Electrochemical N-Formylation of Amines: Mechanistic Insights and Sustainable Synthesis of Formamides via a Methylisocyanide Intermediate

Electrochemical methodologies offer a transformative approach to sustainable chemical synthesis by enabling precise, energy-efficient transformations. Here, we report the selective electrochemical N-formylation of methylamine using methanol as both reagent and solvent, facilitated by a simple glassy carbon electrode. Under optimized conditions, we achieve a faradaic efficiency (FE) of 34% for methylformamide synthesis in a neutral NaClO4 electrolyte.
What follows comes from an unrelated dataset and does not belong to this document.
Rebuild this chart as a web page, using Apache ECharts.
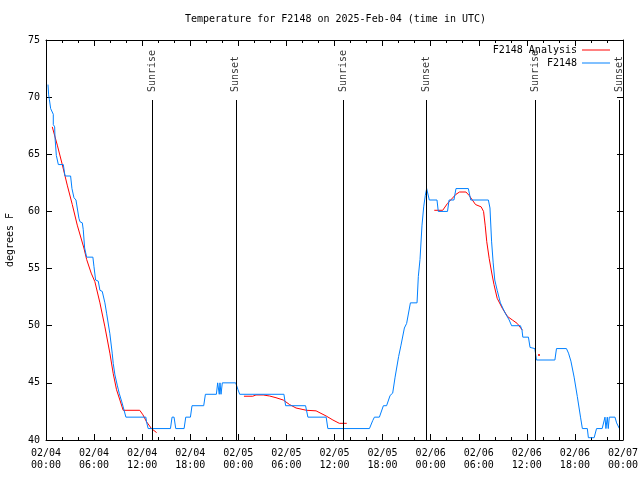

Mechanistic insights from in situ Fourier-transform infrared spectroscopy (FTIR) and complementary synthetic experiments reveal two distinct reaction pathways: the direct oxidation of a hemiaminal intermediate and a novel route involving the formation of methylisocyanide, which subsequently hydrates to yield methylformamide. The presence of methylisocyanide was confirmed through mass spectrometry analysis following a successful Ugi multicomponent reaction, demonstrating the ability to safely utilize reactive intermediates within an electrochemical framework. This work underscores the potential of electrosynthesis to unlock metal-free, sustainable pathways to produce value-added nitrogen-containing compounds, paving the way for greener approaches in chemical manufacturing and catalysis.